#### Exercise instructions:
Exactly the lines from the start of the data through the line containing "var wtExtErr = [0, 0, 0, 10.5, 7.6, 2.5, 0, 12.0];" should be output, with both ends kept and nothing added.

--- Start of Raw data ---

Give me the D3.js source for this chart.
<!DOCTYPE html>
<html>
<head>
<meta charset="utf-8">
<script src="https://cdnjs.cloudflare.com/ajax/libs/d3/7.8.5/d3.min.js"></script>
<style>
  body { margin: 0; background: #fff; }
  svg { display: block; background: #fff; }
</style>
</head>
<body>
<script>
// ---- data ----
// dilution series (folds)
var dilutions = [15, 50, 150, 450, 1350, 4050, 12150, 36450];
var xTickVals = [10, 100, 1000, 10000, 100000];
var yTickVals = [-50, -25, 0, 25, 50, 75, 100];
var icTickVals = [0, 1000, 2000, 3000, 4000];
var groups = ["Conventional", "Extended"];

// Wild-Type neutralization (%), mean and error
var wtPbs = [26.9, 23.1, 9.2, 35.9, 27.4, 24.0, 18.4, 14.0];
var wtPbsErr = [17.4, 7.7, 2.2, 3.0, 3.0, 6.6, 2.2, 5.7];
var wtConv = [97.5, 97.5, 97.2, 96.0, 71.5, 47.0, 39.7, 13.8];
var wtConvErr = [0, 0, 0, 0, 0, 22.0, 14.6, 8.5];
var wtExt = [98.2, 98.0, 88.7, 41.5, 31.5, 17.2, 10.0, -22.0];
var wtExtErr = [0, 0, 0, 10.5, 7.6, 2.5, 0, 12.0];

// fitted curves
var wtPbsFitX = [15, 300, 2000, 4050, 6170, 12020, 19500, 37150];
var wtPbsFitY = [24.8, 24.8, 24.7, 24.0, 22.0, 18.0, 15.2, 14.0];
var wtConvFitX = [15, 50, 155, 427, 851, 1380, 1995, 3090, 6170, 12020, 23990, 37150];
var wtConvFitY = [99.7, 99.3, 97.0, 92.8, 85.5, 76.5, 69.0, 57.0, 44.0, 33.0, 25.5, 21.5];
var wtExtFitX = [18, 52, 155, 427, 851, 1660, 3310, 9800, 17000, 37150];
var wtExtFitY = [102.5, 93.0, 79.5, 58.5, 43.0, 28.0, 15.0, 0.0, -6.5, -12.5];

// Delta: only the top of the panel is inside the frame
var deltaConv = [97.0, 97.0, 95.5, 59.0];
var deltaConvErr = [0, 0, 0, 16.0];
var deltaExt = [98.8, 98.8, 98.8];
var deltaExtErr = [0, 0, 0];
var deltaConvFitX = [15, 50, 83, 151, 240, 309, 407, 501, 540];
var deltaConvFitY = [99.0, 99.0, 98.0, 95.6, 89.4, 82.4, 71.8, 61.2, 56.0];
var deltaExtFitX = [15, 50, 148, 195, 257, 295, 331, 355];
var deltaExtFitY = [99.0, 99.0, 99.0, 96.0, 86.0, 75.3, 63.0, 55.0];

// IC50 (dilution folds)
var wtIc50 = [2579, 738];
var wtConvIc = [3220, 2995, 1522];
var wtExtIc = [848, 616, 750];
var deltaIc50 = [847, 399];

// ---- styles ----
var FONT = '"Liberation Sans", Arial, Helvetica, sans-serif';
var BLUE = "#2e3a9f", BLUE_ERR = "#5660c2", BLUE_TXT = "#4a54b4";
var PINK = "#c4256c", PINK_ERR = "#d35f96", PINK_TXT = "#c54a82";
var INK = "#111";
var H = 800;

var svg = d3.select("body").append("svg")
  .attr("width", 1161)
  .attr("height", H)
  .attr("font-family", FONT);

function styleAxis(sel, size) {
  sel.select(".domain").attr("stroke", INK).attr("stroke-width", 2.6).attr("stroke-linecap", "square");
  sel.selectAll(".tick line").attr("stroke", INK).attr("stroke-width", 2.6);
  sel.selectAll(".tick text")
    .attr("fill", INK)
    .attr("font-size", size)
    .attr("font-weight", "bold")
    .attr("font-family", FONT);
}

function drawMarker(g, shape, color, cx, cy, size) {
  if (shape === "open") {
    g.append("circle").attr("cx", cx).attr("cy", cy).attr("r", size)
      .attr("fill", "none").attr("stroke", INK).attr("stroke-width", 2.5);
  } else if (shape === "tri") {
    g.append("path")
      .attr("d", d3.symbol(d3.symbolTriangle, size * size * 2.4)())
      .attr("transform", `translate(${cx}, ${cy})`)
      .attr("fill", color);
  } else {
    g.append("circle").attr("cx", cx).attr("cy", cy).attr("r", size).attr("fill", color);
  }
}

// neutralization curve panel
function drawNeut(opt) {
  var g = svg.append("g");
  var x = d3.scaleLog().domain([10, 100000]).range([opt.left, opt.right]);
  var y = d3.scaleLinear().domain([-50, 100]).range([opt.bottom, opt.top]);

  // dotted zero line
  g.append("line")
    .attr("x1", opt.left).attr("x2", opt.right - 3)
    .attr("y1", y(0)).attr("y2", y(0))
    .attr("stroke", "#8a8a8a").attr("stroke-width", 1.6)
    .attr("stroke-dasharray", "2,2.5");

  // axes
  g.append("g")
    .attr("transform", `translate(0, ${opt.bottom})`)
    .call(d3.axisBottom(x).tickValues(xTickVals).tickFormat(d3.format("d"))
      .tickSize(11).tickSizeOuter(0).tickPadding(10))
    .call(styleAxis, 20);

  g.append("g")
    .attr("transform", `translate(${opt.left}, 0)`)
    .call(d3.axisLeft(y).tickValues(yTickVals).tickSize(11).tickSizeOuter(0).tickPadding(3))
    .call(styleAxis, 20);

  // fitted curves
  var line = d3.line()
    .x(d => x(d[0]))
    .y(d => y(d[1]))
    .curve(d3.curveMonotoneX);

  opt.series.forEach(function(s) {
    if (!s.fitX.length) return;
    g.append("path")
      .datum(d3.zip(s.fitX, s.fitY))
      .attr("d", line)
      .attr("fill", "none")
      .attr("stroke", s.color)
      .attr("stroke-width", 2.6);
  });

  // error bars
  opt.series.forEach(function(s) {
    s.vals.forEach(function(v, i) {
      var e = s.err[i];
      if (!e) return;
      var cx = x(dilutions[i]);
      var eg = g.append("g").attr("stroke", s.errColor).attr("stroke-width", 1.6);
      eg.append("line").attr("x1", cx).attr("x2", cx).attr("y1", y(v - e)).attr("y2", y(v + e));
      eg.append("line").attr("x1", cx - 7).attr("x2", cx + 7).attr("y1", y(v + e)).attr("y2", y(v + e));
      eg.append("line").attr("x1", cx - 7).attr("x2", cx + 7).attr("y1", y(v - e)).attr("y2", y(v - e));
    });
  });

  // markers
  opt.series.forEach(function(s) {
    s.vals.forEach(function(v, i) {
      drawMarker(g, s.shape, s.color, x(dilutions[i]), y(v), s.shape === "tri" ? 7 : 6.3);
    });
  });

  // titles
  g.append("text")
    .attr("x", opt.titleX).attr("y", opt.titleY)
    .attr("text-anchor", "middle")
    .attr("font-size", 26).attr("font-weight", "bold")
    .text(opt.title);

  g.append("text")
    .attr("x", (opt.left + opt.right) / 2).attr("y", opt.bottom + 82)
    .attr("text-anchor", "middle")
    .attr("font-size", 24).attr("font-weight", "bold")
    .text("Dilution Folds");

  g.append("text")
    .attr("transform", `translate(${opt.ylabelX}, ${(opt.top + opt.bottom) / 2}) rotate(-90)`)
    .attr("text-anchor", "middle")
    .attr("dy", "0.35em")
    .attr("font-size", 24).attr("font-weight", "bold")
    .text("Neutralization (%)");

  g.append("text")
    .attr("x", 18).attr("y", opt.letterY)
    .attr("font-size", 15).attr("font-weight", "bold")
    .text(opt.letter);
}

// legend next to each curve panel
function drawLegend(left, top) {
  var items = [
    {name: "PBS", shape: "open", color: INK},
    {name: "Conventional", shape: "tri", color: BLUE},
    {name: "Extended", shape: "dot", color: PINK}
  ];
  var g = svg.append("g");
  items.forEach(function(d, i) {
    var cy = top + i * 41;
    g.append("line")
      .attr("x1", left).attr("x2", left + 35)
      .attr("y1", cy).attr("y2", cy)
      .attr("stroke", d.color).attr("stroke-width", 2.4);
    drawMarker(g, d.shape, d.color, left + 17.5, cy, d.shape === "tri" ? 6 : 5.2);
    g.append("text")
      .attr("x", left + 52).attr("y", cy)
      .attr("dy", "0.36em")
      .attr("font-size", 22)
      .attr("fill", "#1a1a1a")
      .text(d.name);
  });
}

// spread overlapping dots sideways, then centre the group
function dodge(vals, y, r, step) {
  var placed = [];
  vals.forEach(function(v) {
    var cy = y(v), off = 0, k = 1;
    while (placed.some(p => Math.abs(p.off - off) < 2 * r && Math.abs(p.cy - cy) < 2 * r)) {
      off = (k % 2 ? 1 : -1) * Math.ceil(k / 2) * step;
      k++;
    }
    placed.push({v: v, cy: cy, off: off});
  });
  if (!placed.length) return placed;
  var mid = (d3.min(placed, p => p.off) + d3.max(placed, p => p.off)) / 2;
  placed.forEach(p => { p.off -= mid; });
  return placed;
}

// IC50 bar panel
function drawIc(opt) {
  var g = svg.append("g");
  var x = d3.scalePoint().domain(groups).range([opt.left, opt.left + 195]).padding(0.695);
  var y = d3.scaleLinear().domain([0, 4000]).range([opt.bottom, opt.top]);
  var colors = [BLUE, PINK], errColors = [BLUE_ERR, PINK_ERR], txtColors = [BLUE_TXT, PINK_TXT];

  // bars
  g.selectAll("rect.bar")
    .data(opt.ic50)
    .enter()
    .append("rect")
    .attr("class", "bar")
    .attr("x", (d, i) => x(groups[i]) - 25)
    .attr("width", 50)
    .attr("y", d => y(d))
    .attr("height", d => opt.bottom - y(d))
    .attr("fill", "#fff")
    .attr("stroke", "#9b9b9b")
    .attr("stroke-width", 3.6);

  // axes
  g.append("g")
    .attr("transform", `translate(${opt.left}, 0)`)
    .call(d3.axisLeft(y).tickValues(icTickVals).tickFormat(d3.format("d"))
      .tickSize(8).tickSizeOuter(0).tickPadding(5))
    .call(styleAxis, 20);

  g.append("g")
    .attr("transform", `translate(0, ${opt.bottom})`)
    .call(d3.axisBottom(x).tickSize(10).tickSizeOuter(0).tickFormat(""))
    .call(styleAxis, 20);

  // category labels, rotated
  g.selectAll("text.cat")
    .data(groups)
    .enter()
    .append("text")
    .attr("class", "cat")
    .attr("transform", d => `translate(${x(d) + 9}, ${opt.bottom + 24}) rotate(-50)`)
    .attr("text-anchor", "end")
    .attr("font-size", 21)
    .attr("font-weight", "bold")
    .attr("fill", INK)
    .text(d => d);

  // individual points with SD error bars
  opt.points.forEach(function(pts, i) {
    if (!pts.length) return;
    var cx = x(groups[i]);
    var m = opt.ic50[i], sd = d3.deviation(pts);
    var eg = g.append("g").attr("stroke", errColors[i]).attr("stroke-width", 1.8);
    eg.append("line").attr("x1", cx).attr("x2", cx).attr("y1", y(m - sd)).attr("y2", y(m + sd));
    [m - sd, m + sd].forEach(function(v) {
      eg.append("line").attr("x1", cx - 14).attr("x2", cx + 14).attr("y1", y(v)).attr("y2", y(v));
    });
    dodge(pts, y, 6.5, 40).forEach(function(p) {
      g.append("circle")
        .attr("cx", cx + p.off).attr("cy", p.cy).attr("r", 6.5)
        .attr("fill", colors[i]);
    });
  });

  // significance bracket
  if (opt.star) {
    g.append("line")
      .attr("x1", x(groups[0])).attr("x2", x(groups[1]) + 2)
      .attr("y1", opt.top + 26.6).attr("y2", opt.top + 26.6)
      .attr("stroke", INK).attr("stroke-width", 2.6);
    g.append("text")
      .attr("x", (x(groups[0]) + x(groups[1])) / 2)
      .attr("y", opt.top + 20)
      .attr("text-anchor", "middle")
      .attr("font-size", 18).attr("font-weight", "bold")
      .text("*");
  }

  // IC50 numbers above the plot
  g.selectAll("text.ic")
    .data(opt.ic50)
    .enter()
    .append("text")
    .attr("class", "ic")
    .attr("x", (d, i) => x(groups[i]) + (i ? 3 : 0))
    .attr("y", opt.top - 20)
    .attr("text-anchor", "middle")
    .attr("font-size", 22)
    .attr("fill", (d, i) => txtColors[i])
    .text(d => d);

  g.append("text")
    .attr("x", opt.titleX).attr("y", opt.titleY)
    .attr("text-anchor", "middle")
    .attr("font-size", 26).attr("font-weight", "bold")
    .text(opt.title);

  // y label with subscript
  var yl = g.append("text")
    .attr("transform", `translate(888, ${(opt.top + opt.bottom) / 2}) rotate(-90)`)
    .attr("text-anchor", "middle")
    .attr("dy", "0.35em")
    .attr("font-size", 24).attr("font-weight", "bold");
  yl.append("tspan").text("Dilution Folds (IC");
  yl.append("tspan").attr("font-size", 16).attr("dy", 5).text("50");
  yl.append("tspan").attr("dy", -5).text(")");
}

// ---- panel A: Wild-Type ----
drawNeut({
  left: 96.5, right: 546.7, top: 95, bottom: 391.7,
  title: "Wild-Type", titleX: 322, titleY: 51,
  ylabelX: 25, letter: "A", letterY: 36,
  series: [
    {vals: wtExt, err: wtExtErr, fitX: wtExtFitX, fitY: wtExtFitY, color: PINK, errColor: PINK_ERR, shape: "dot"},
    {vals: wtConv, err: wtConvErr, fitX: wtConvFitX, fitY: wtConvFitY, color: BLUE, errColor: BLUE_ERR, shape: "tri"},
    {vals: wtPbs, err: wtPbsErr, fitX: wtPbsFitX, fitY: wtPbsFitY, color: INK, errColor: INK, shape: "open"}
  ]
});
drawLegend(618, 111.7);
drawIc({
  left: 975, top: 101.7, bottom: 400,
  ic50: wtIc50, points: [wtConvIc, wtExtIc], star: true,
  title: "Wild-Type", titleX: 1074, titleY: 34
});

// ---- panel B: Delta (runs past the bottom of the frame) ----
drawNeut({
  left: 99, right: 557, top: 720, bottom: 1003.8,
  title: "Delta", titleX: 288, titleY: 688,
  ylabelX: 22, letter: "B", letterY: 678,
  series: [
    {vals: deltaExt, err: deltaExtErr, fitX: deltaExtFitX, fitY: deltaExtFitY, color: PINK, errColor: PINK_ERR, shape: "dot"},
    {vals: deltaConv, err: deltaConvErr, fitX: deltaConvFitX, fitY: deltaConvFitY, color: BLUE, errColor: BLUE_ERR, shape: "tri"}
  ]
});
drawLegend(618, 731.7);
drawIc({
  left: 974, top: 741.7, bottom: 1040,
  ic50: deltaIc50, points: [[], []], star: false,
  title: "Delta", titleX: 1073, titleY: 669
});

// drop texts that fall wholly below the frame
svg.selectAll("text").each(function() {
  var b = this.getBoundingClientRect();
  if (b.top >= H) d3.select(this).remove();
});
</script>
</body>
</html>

--- End of Raw data ---

#### Problem solution:
Give me the D3.js source for this chart.
<!DOCTYPE html>
<html>
<head>
<meta charset="utf-8">
<script src="https://cdnjs.cloudflare.com/ajax/libs/d3/7.8.5/d3.min.js"></script>
<style>
  body { margin: 0; background: #fff; }
  svg { display: block; background: #fff; }
</style>
</head>
<body>
<script>
// ---- data ----
// dilution series (folds)
var dilutions = [15, 50, 150, 450, 1350, 4050, 12150, 36450];
var xTickVals = [10, 100, 1000, 10000, 100000];
var yTickVals = [-50, -25, 0, 25, 50, 75, 100];
var icTickVals = [0, 1000, 2000, 3000, 4000];
var groups = ["Conventional", "Extended"];

// Wild-Type neutralization (%), mean and error
var wtPbs = [26.9, 23.1, 9.2, 35.9, 27.4, 24.0, 18.4, 14.0];
var wtPbsErr = [17.4, 7.7, 2.2, 3.0, 3.0, 6.6, 2.2, 5.7];
var wtConv = [97.5, 97.5, 97.2, 96.0, 71.5, 47.0, 39.7, 13.8];
var wtConvErr = [0, 0, 0, 0, 0, 22.0, 14.6, 8.5];
var wtExt = [98.2, 98.0, 88.7, 41.5, 31.5, 17.2, 10.0, -22.0];
var wtExtErr = [0, 0, 0, 10.5, 7.6, 2.5, 0, 12.0];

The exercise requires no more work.